As a general rule, Labor Day is our least favorite holiday, after Yom Kippur. So we were delighted when the day that marks the end of all things fun and warm and good in life was capped off by a surprisingly awesome episode of The Hills (especially after last week’s stinker). We open with Whitney and Lauren chatting at work. Whitney’s going to New York for a few days to help with some model casting. New York! We live there! Fun. Lauren reveals she’s just not that into Doug, and Whitney counsels her to give him the old “it’s not you, it’s me” routine (tell him it’s “time-ink,” she nasals), which we don’t think has fooled anyone, like, ever. But again, it’s Doug. He’s not that bright, so maybe he’ll buy it.
Credits! Over at FIDM, Lauren and Stephanie talk about how Spencer has de-sistered her (heh) since her birthday party. Does Stephanie’s face look weird? Like, rounder? Hmm, she might just be drinking some of the Heidi-juice.
On to some cliché scene shots of New York City, where people wear all black and hail cabs. Amazing. Whitney arrives at work and Kelly starts yelling at her immediately. “What took you so long!” she bitches. Whit looks flustered and we laugh and laugh. They start casting HOT male models, and Kelly pimps Whitney out to a Californian named Alex, who has a fourteen-pack. He went to USC for a year, and so did Whitney … what a co-in-k-dink. He asks her what sorority she was in, and she tells him she wasn’t in one. First of all: What an annoying question to ask, Alex. Second, we are pleasantly surprised that Whitney wasn’t in a sorority. (Full disclosure: We were in a sorority in college but sometimes lie and say we weren’t, based on the company we’re in. We assume Whitney’s telling the truth, because she doesn’t seem as sneaky or socially insecure as we are.) Kelly morphs into a total yenta and invites Alex to drinks later, which he obviously accepts. “This is called multitasking in the power-bitch world,” Kelly says. We love her so much.
Back in La-La, Heidi and Spencer have dinner, which … snooze. Lauren and Brody also have dinner. What the hell is up with his hair? He’s definitely rocking a semi-pompadour. He warns her about Stephanie, which … snooze. They flirt, and you know, we’ve always liked Brody. He jokes about getting naked with Lauren, which is legitimately somewhat-funny. Also, we learn that Stephanie has a hamster, or a guinea pig, or some rodent-type pet about which she can’t talk without an incredibly blank stare that makes her look terrifyingly dumb.
Over on the East Coast, Alex and Whitney get a drink at the Soho Grand. Kelly calls Whit and tells her she can’t make it, leaving the two lovebirds alone. They have some small chat about why Alex transferred to Columbia (it “would open more doors” … which he has used to his advantage by becoming a male model? Sigh). They walk around Soho for a bit and awkwardly hug good-bye.

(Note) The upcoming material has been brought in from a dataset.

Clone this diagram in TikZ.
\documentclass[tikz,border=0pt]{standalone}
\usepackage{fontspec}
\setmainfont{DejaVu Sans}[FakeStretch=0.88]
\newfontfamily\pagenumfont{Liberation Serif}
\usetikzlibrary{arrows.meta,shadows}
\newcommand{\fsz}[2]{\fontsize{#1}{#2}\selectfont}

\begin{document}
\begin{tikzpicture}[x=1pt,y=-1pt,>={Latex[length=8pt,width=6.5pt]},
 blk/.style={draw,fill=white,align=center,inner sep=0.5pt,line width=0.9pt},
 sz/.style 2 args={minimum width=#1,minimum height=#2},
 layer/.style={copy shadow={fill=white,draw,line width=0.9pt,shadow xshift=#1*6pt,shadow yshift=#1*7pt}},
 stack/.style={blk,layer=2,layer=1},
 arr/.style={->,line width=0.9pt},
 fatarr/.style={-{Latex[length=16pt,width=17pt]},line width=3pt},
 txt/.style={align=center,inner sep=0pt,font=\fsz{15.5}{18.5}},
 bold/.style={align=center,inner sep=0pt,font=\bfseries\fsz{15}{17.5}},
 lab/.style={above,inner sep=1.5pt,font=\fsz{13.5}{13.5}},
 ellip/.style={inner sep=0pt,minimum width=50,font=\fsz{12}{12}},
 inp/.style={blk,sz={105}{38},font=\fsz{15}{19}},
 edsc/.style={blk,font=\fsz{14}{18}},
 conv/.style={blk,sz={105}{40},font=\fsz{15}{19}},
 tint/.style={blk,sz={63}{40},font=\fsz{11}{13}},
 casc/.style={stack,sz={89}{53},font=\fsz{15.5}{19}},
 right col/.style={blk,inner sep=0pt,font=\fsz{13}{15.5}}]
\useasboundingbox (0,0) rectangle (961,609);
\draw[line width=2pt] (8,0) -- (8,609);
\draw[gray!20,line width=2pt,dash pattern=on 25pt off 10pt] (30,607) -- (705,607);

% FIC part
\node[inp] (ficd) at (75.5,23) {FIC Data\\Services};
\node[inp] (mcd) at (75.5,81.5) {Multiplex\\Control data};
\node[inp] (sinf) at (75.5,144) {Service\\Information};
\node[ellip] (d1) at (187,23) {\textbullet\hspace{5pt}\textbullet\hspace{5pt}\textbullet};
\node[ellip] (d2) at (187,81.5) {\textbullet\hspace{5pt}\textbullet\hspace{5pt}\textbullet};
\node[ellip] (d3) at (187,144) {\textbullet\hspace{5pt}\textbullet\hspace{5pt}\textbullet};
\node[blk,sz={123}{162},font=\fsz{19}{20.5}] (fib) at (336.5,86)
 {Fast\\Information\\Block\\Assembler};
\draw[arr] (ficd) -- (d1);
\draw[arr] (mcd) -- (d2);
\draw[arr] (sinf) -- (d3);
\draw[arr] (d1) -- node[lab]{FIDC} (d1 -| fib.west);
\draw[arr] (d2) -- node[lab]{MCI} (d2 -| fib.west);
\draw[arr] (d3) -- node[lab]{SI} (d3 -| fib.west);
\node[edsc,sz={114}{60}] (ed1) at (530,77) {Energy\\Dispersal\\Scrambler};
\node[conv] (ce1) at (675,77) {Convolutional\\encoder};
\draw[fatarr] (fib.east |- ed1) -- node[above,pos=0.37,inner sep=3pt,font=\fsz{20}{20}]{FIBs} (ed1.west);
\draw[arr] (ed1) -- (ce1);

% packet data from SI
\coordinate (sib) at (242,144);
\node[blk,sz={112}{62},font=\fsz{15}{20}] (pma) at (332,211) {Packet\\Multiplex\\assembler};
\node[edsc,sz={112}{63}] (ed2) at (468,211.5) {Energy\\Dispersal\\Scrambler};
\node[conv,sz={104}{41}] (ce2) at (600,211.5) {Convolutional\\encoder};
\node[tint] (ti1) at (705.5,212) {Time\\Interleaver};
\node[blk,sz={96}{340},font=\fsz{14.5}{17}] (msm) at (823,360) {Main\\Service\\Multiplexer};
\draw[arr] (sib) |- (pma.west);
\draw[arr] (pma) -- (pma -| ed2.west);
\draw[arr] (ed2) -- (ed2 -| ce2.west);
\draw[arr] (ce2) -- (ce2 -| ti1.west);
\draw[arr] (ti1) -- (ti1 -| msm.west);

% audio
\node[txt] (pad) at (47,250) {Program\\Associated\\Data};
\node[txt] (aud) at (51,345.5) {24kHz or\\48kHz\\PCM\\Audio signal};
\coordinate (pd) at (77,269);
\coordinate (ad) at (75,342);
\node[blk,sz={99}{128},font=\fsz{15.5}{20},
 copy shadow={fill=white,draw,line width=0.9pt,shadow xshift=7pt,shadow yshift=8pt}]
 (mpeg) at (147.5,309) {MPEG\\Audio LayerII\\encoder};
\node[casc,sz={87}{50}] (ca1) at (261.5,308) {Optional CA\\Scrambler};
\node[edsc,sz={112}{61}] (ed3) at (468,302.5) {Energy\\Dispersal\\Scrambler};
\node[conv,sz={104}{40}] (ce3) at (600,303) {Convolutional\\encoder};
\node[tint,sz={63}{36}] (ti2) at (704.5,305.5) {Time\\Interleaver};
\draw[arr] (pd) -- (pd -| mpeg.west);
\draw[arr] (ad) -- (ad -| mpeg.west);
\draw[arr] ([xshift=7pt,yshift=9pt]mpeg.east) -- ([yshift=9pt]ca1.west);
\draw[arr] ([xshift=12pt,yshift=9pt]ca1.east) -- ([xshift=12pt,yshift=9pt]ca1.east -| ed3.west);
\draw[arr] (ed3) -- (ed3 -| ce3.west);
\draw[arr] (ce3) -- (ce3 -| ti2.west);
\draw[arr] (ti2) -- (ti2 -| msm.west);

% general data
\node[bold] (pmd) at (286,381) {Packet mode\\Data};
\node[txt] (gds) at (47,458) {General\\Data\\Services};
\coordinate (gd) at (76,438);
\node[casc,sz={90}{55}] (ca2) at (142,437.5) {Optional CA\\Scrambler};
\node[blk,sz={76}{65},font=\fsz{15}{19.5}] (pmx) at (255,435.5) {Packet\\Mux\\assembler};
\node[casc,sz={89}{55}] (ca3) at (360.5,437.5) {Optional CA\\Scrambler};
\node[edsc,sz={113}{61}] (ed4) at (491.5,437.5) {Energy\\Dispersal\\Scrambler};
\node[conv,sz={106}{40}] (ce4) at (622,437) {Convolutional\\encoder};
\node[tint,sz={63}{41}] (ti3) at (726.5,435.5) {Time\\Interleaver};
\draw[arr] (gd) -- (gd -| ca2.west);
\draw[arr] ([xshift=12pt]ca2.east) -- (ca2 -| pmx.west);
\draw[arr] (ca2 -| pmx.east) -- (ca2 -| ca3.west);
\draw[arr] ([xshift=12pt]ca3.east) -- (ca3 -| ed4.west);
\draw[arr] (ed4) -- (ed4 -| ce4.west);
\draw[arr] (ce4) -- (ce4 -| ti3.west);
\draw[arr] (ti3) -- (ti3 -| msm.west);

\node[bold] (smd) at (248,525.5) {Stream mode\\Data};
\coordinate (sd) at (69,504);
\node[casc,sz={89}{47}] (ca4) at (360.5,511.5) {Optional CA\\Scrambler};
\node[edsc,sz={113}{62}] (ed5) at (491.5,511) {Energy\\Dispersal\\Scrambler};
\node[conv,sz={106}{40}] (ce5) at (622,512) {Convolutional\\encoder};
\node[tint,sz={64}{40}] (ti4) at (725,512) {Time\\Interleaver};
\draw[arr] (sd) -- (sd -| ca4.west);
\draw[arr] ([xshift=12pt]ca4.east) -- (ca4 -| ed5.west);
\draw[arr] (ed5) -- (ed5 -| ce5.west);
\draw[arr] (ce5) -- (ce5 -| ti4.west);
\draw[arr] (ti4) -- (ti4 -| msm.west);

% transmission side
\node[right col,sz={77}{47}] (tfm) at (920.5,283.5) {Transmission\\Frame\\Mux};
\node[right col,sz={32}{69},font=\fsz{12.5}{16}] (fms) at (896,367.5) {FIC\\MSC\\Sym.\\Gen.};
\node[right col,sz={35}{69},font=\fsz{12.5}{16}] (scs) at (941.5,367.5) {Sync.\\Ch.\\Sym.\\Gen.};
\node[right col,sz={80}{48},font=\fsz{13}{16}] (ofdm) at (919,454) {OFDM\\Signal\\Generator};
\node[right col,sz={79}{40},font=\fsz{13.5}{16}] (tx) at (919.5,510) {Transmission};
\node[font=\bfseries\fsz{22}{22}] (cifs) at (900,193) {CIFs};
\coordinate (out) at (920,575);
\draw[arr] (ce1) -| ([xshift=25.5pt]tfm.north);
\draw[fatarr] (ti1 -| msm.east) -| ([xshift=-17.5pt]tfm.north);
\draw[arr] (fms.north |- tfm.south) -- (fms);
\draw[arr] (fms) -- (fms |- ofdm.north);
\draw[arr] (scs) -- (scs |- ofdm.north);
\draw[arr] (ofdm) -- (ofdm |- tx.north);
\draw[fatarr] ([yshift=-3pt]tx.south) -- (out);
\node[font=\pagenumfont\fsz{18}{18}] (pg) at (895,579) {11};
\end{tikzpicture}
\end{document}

Back in Spencer’s evil lair, he’s reading Killing Pablo and texting at the same time. That is called multitasking in the super dick world. Stephanie enters with a peace offering, and it looks like they might be friends again. Uh-oh.

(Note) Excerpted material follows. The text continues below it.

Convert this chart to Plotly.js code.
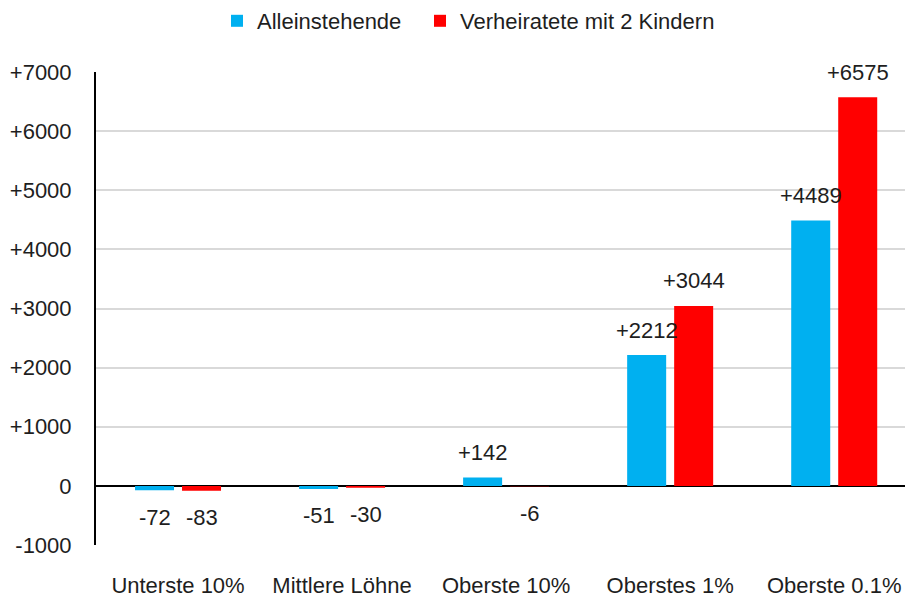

Finally, Lauren goes to break up with Doug. We think it’s sweet how he’s eating alone; his healthy little meal set up on the table. Catch us off guard, and we’d most certainly be scarfing lo mein in front of the TV. L.C. tries to tell him that it’s not working out, and he immediately gets super defensive. This has hit him “like a ton of bricks,” because she’s “totally different from any girl he’s met.” Aw, Doug only speaks in clichés. Lauren responds in kind: “We tried and we had fun,” she says. Ha. She leaves, and we have a parting shot of Doug, returning to his lonely dinner. Sad music plays during the fade-out.
Next week: Justin Bobby returns, and Brody and Doug go to jail. YES!
And now, The Unequivocal Hills Reality Index:
As Real As Lauren Is Awkward
• Spencer’s love of thriller nonfiction. He couldn’t help but break character and genuinely smile when Stephanie gave him that CIA book.
• Alex. Only in New York would you find a Columbia-graduate male model spewing bs about how “fashion is, like, a culture here.”
• Kelly’s meddling. She’s definitely the kind of boss who dictates all aspects of her employees’ lives, including dating.
As Fake As Heidi’s Lips
• Alex and Whitney’s setup. No commentary needed.
• Stephanie’s hamster/guinea pig. That thing is real, and we’re worried she’s going to kill it.
• Doug’s ”surprise„ over being dumped. The cameras were at his house for a reason, and he already knew it.